==== GIVEN DATA ====
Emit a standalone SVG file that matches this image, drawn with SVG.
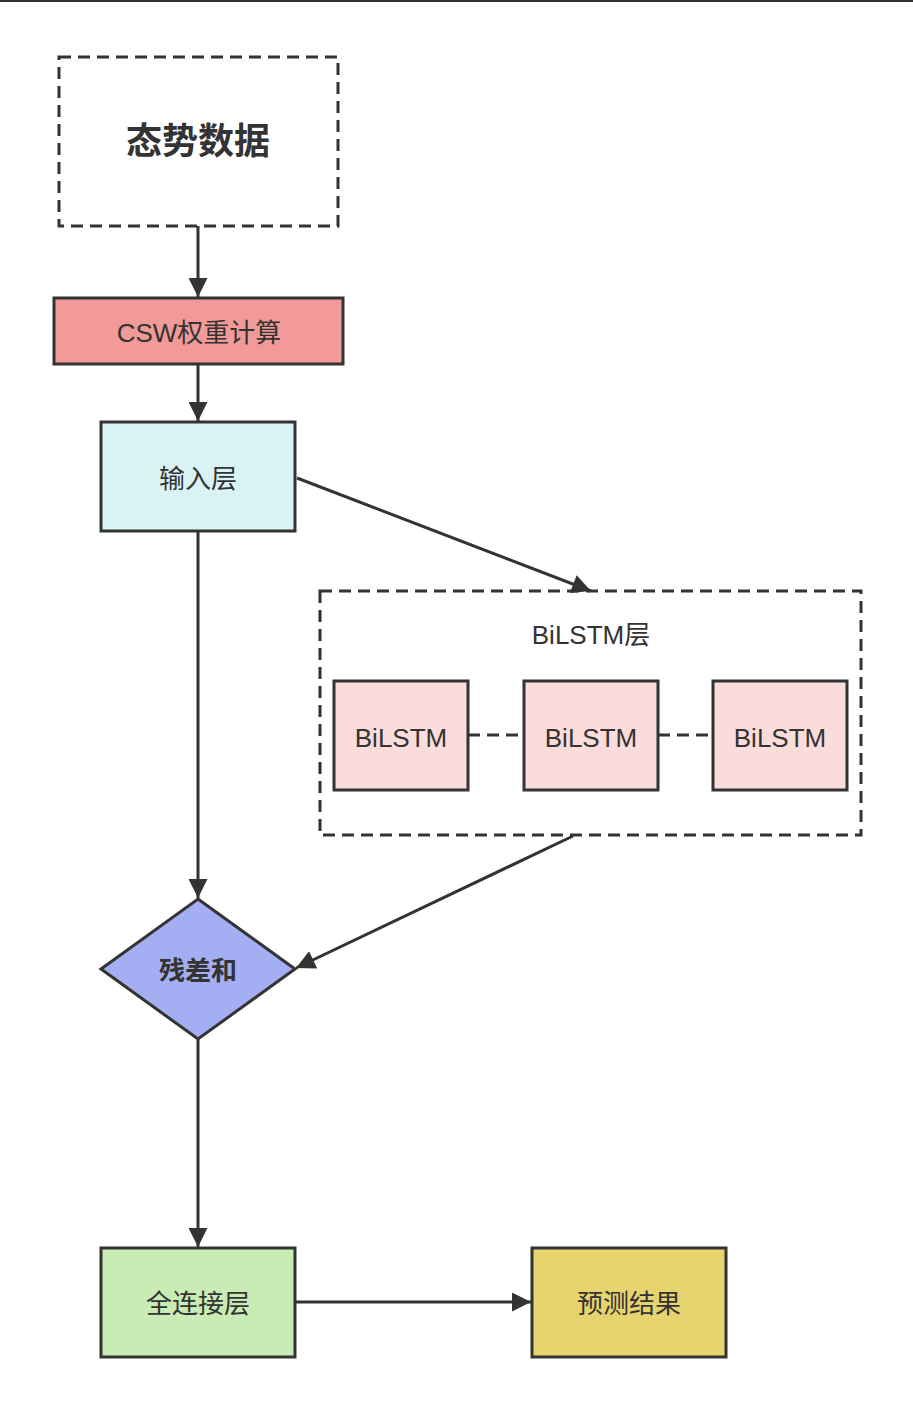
<svg xmlns="http://www.w3.org/2000/svg" width="913" height="1402" viewBox="0 0 913 1402">
  <defs>
    <marker id="arrowL" viewBox="0 0 10 10" refX="10" refY="5" markerWidth="22" markerHeight="19" markerUnits="userSpaceOnUse" orient="auto">
      <path d="M0,0 L10,5 L0,10 Z" fill="#333"/>
    </marker>
    <style>
      .box { stroke: #333; stroke-width: 3; }
      .dash { fill: none; stroke: #333; stroke-width: 3; stroke-dasharray: 12 7; }
      .edge { fill: none; stroke: #333; stroke-width: 3; }
      .lbl { font-family: "Liberation Sans", "Noto Sans CJK SC", sans-serif; font-size: 26px; fill: #333; text-anchor: middle; dominant-baseline: central; }
      .bold { font-weight: bold; }
    </style>
  </defs>
  <rect width="913" height="1402" fill="#fff"/>
  <line x1="0" y1="1" x2="913" y2="1" stroke="#333" stroke-width="2"/>

  <g id="connectors">
    <line class="edge" x1="198" y1="226" x2="198" y2="297" marker-end="url(#arrowL)"/>
    <line class="edge" x1="198" y1="364" x2="198" y2="421" marker-end="url(#arrowL)"/>
    <line class="edge" x1="297" y1="478" x2="591" y2="591" marker-end="url(#arrowL)"/>
    <line class="edge" x1="198" y1="531" x2="198" y2="898" marker-end="url(#arrowL)"/>
    <line class="edge" x1="573" y1="836" x2="296" y2="968" marker-end="url(#arrowL)"/>
    <line class="edge" x1="198" y1="1039" x2="198" y2="1247" marker-end="url(#arrowL)"/>
    <line class="edge" x1="295" y1="1302" x2="531" y2="1302" marker-end="url(#arrowL)"/>
    <line class="dash" x1="468" y1="735" x2="524" y2="735"/>
    <line class="dash" x1="658" y1="735" x2="713" y2="735"/>
  </g>

  <g id="situation-data">
    <rect class="dash" x="59" y="57" width="279" height="169"/>
    <text class="lbl bold" x="198" y="141" style="font-size:36px">态势数据</text>
  </g>
  <g id="csw">
    <rect class="box" x="54" y="298" width="289" height="66" fill="#f19a98"/>
    <text class="lbl" x="199" y="333">CSW权重计算</text>
  </g>
  <g id="input-layer">
    <rect class="box" x="101" y="422" width="194" height="109" fill="#d9f3f4"/>
    <text class="lbl" x="198" y="479">输入层</text>
  </g>
  <g id="bilstm-layer">
    <rect class="dash" x="320" y="591" width="541" height="244"/>
    <text class="lbl" x="591" y="635">BiLSTM层</text>
  </g>
  <g id="bilstm-1">
    <rect class="box" x="334" y="681" width="134" height="109" fill="#fadcda"/>
    <text class="lbl" x="401" y="738">BiLSTM</text>
  </g>
  <g id="bilstm-2">
    <rect class="box" x="524" y="681" width="134" height="109" fill="#fadcda"/>
    <text class="lbl" x="591" y="738">BiLSTM</text>
  </g>
  <g id="bilstm-3">
    <rect class="box" x="713" y="681" width="134" height="109" fill="#fadcda"/>
    <text class="lbl" x="780" y="738">BiLSTM</text>
  </g>
  <g id="residual-sum">
    <polygon class="box" points="198,899 295,969 198,1039 101,969" fill="#a4aef2"/>
    <text class="lbl bold" x="198" y="971">残差和</text>
  </g>
  <g id="fc-layer">
    <rect class="box" x="101" y="1248" width="194" height="109" fill="#c9ecb4"/>
    <text class="lbl" x="198" y="1304">全连接层</text>
  </g>
  <g id="prediction">
    <rect class="box" x="532" y="1248" width="194" height="109" fill="#e8d46e"/>
    <text class="lbl" x="629" y="1304">预测结果</text>
  </g>
</svg>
====
» **GIVEN REQUEST**
Repeat the data exactly, dropping every picture it holds.

» **OUTPUT FOR THIS TASK**
Emit a standalone SVG file that matches this image, drawn with SVG.
<svg xmlns="http://www.w3.org/2000/svg" width="913" height="1402" viewBox="0 0 913 1402">
  <defs>
    <marker id="arrowL" viewBox="0 0 10 10" refX="10" refY="5" markerWidth="22" markerHeight="19" markerUnits="userSpaceOnUse" orient="auto">
      <path d="M0,0 L10,5 L0,10 Z" fill="#333"/>
    </marker>
    <style>
      .box { stroke: #333; stroke-width: 3; }
      .dash { fill: none; stroke: #333; stroke-width: 3; stroke-dasharray: 12 7; }
      .edge { fill: none; stroke: #333; stroke-width: 3; }
      .lbl { font-family: "Liberation Sans", "Noto Sans CJK SC", sans-serif; font-size: 26px; fill: #333; text-anchor: middle; dominant-baseline: central; }
      .bold { font-weight: bold; }
    </style>
  </defs>
  <rect width="913" height="1402" fill="#fff"/>
  <line x1="0" y1="1" x2="913" y2="1" stroke="#333" stroke-width="2"/>

  <g id="connectors">
    <line class="edge" x1="198" y1="226" x2="198" y2="297" marker-end="url(#arrowL)"/>
    <line class="edge" x1="198" y1="364" x2="198" y2="421" marker-end="url(#arrowL)"/>
    <line class="edge" x1="297" y1="478" x2="591" y2="591" marker-end="url(#arrowL)"/>
    <line class="edge" x1="198" y1="531" x2="198" y2="898" marker-end="url(#arrowL)"/>
    <line class="edge" x1="573" y1="836" x2="296" y2="968" marker-end="url(#arrowL)"/>
    <line class="edge" x1="198" y1="1039" x2="198" y2="1247" marker-end="url(#arrowL)"/>
    <line class="edge" x1="295" y1="1302" x2="531" y2="1302" marker-end="url(#arrowL)"/>
    <line class="dash" x1="468" y1="735" x2="524" y2="735"/>
    <line class="dash" x1="658" y1="735" x2="713" y2="735"/>
  </g>

  <g id="situation-data">
    <rect class="dash" x="59" y="57" width="279" height="169"/>
    <text class="lbl bold" x="198" y="141" style="font-size:36px">态势数据</text>
  </g>
  <g id="csw">
    <rect class="box" x="54" y="298" width="289" height="66" fill="#f19a98"/>
    <text class="lbl" x="199" y="333">CSW权重计算</text>
  </g>
  <g id="input-layer">
    <rect class="box" x="101" y="422" width="194" height="109" fill="#d9f3f4"/>
    <text class="lbl" x="198" y="479">输入层</text>
  </g>
  <g id="bilstm-layer">
    <rect class="dash" x="320" y="591" width="541" height="244"/>
    <text class="lbl" x="591" y="635">BiLSTM层</text>
  </g>
  <g id="bilstm-1">
    <rect class="box" x="334" y="681" width="134" height="109" fill="#fadcda"/>
    <text class="lbl" x="401" y="738">BiLSTM</text>
  </g>
  <g id="bilstm-2">
    <rect class="box" x="524" y="681" width="134" height="109" fill="#fadcda"/>
    <text class="lbl" x="591" y="738">BiLSTM</text>
  </g>
  <g id="bilstm-3">
    <rect class="box" x="713" y="681" width="134" height="109" fill="#fadcda"/>
    <text class="lbl" x="780" y="738">BiLSTM</text>
  </g>
  <g id="residual-sum">
    <polygon class="box" points="198,899 295,969 198,1039 101,969" fill="#a4aef2"/>
    <text class="lbl bold" x="198" y="971">残差和</text>
  </g>
  <g id="fc-layer">
    <rect class="box" x="101" y="1248" width="194" height="109" fill="#c9ecb4"/>
    <text class="lbl" x="198" y="1304">全连接层</text>
  </g>
  <g id="prediction">
    <rect class="box" x="532" y="1248" width="194" height="109" fill="#e8d46e"/>
    <text class="lbl" x="629" y="1304">预测结果</text>
  </g>
</svg>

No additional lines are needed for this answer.